CARACAS – Pro-government militias wielding wooden sticks and metal bars stormed congress on Wednesday and began attacking opposition lawmakers during a special session coinciding with Venezuela’s independence day.
Four lawmakers were injured and blood was splattered on the neoclassical legislature’s white walls. One of them, Américo de Grazia, had to be taken in a stretcher to an ambulance suffering from convulsions, said a fellow congressman.
“This doesn’t hurt as much as watching how every day how we lose a little bit more of our country,” Armando Arias said from inside an ambulance as he was being treated for head wounds that spilled blood across his clothes.
We will be live on @MSNBC with @AliVelshi on the latest violence in #Venezuela congress. According to source its standoff at this point pic.twitter.com/0AE1zNtWwZ
— Mariana_Atencio (@marianaatencio) 5 de julio de 2017
The attack, in plain view of national guardsmen assigned to protect the legislature, comes amid three months of often-violent confrontations between security forces and protesters who accuse the government of trying to establish a dictatorship by jailing foes, pushing aside the opposition-controlled legislature and rewriting the constitution to avoid fair elections.
Tensions were already high after Vice President Tareck El Aissami made an unannounced morning visit to the National Assembly, accompanied by top government and military officials, for an event celebrating independence day.
The short appearance at the congress by top officials who have repeatedly dismissed the legislators as a band of U.S.-backed conspirators was seen by many as a provocation.
Standing next to a display case holding the founding charter, El Aissami said global powers are once again trying to subjugate Venezuela.
“We still haven’t finished definitively breaking the chains of the empire,” he said, adding that President Nicolás Maduro’s plans to rewrite the constitution — a move the opposition sees as a power-grab — offers Venezuela the best chance to be truly independent.

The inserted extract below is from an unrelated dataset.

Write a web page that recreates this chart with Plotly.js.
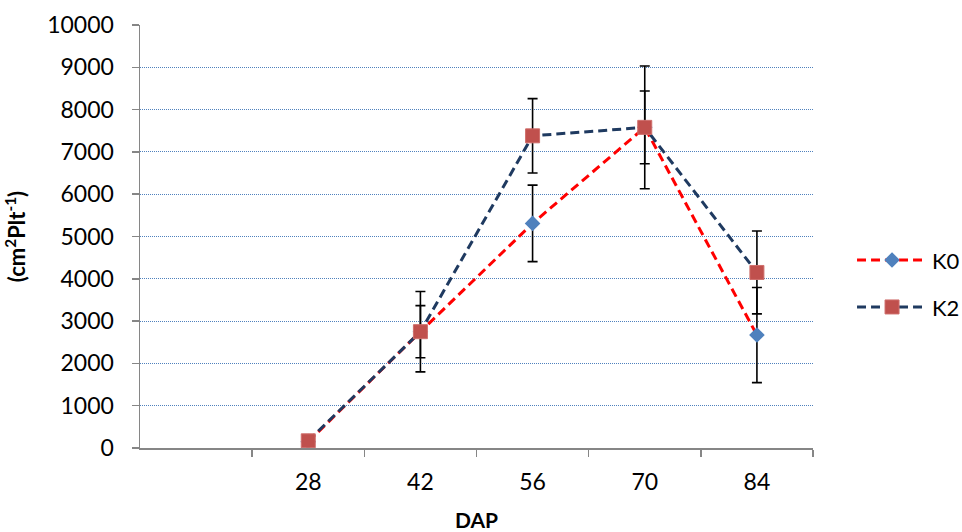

After he left, dozens of government supporters set up a picket outside the building, heckling lawmakers with menacing chants and eventually invading the legislature themselves.
Despite the violence, lawmakers approved a plan by the opposition to hold a symbolic referendum on July 16 that would give voters the chance to reject Maduro’s plans to draft a new political charter.
Later Maduro condemned the violence, but complained that the opposition doesn’t do enough to control “terrorist attacks” committed against security forces by anti-government protesters.
“I will never be an accomplice to acts of violence,” said Maduro during a speech at a military parade.
The clash followed Tuesday’s appearance of a five-minute video posted by a former police inspector who allegedly stole a helicopter and fired on two government buildings last week.
Óscar Pérez, repeating a call for rebellion among the security forces, said that he was in Caracas after abandoning the helicopter along the Caribbean coast and was ready for the “second phase” of his campaign to free his homeland from what he called the corrupt rule of President Nicolás Maduro and his “assassin” allies.
Pérez gave no other details but pledged to join youth who have been protesting on the streets the past three months against Maduro.
“Stop talking. Get on the streets. Take action. Fight,” he said in the video, sitting before a Venezuelan flag and with what looks like an assault rifle by his side. He also denounced Maduro’s plan to rewrite the constitution.
“If this constitutional assembly goes through, Venezuela will cease to exist because we’ll have given away the country to the Cubans,” he said.
The bold though largely harmless June 27 attack shocked Venezuelans who had grown accustomed to almost-daily clashes since April between often-violent youth protesters and security forces that have left more than 90 people dead and hundreds injured.
Pérez apparently piloted the stolen police helicopter that sprayed 15 bullets toward the Interior Ministry and dropped at least two grenades over the supreme court building.
While Maduro claimed Pérez had stolen the helicopter on a U.S.-backed mission to oust him from power, many in the opposition questioned whether the incident was a staged by the government to distract attention from the president’s increasingly authoritarian rule.
Adding to the intrigue is Pérez’s colorful past.
In 2015, he produced and starred in a film called “Suspended Death,” and several photos show him in fatigues, scuba diving while toting an assault rifle, skydiving and standing in action poses with a German shepherd by his side. In his political debut, he read a manifesto in which he claimed to be part of a group of disgruntled members of Venezuela’s security forces determined to save the country’s democracy.
Pérez said in the video that the strike produced no casualties because he had taken care to avoid them. Neither of the buildings he attacked suffered damage. The helicopter he stole was found 24 hours later, abandoned in a verdant valley near the Caribbean coastline outside Caracas.